2008: When I first got concerned with the gas bills I was receiving, the first thing I looked at was reducing the temperature of the hot water being supplied to taps around the house. It was way too hot and I'd never really looked at the reason why although I knew it was well insulated as I had done that job a few years ago.
Looking at the thermostat, shown on the left, I thought this was going to be such as easy job - all I had to do was to turn the temperature down to 60 degrees Celsius using screwdriver. Easy!
All seemed well until the next day when I discovered that the hot water had not turned on the next morning. A faulty thermostat I thought so I'll nip down to the local plumbing shop and buy a new one - which i did.
After I had installed it and set the temperature to 60 degrees Celsius again I though all was well until the next morning when the hot water still refused to come on again!
After a few days of fiddling thinking it way be an electrical problem or the thermostat was in the wrong height on the hot water tank I was beginning to tear my hair out. Then a light went on and I discovered why.

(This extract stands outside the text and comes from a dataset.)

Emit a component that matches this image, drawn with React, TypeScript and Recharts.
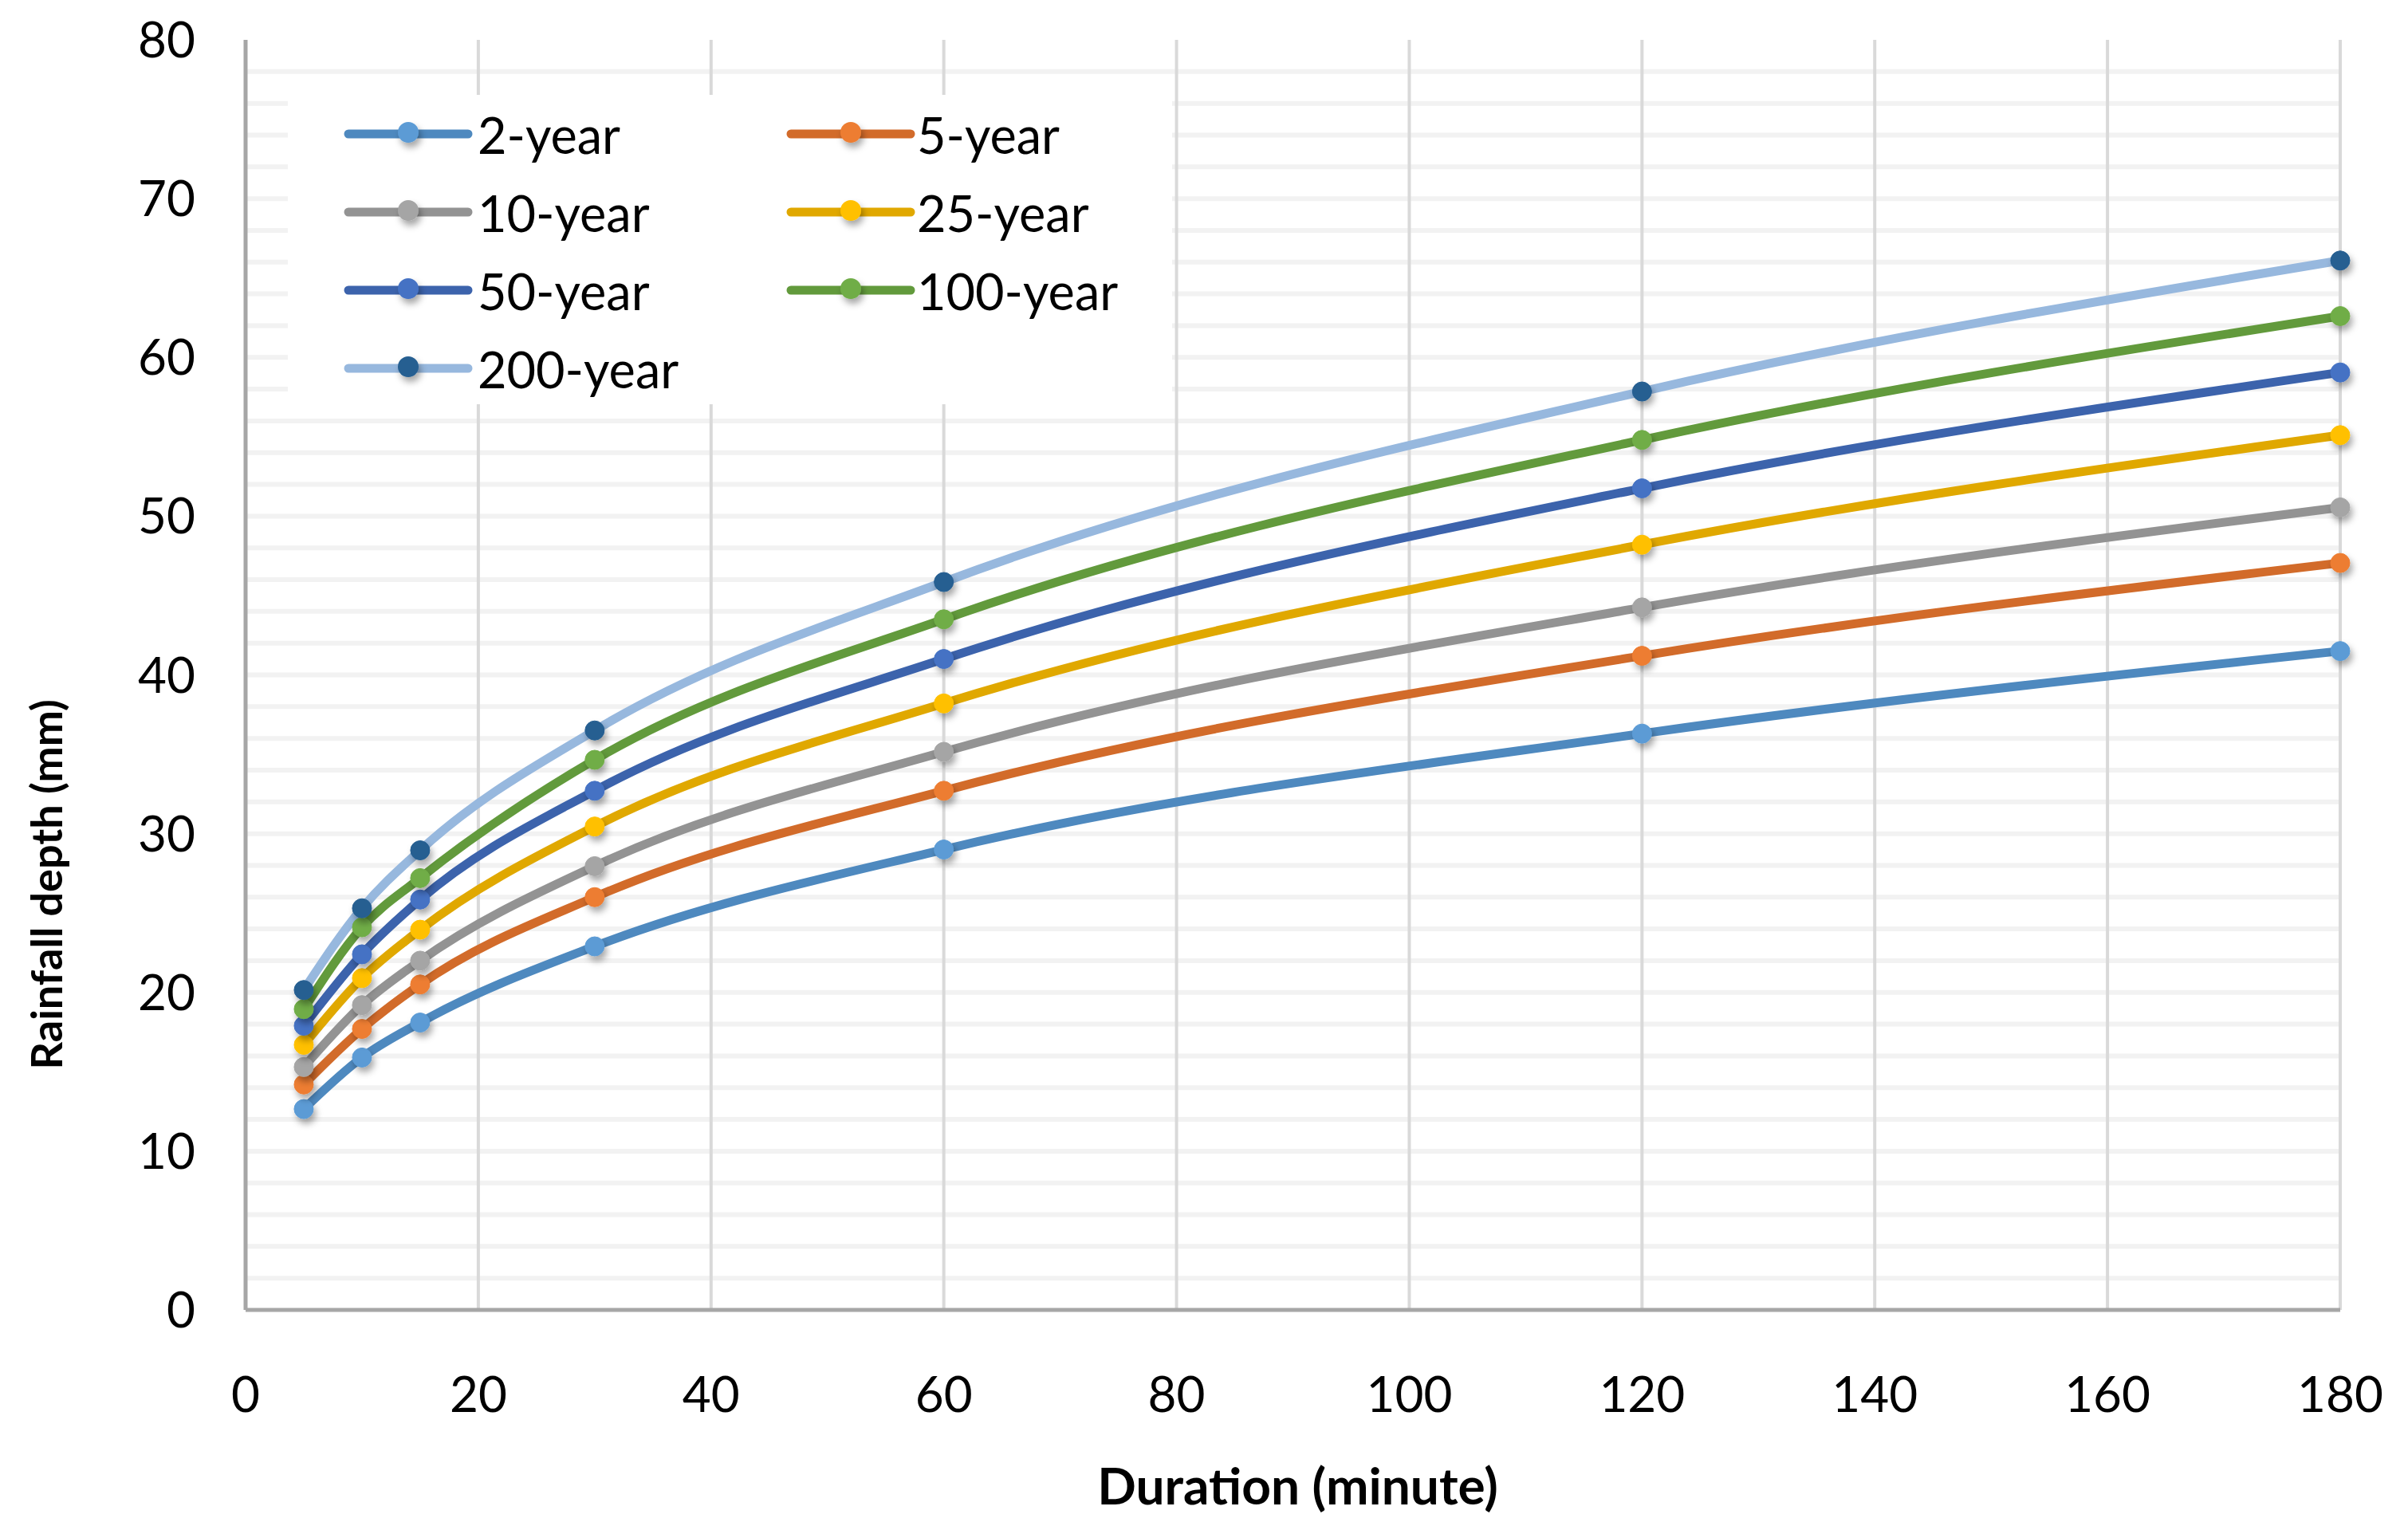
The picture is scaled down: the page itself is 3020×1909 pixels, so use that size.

As can be seen in the photo on the left, both mechanical thermostats used a bi-metal strip to detect the temperature of the water in the tank to turn the heating on and off.
Unfortunately, this type of control has a high hysteresis meaning that the temperature the switch closes is not same as when the switch opens. In my case, the switch opened at 60 degrees but closed at a much lower temperature.
As I had lagged the hot water tank so well, the water had not cooled enough over night to open the bi-metal switch in the thermostat! This would only be a problem if you are trying to get the water temperature as low as to be safe and reduce the costs of heating water. The new thermostat was just as bad as the old 1960s model.
The solution to this was to install an electronic hot water tank thermostat that would have a much lower hysteresis and provide better control of water temperature. I installed a Potterton PTT2 Electronic Cylinder Thermostat, set it to 60 degrees Celsius and it has worked like a dream since in spite of my good hot water tank lagging.
I reduced my gas usage by up to 5 Kw/hours a day by changing the thermostat so it was finally worth all the frustration. What I find interesting is that this musty be a problem for many households other than me but I do not find any instance of questions being asked about it anywhere on the Internet after many Google searches. Looks like that I'm treading new ground yet again.
Winter 2011: Until recently I had the hot water heating turned on twice a day but it seemed rather silly to let hot water sit in the tank cooling and unused over night so we turned the evening cycle off this saving several more Kw/hours a day. If we do run out of water we just use the button on the thermostat to turn the hot water heating on for an hour.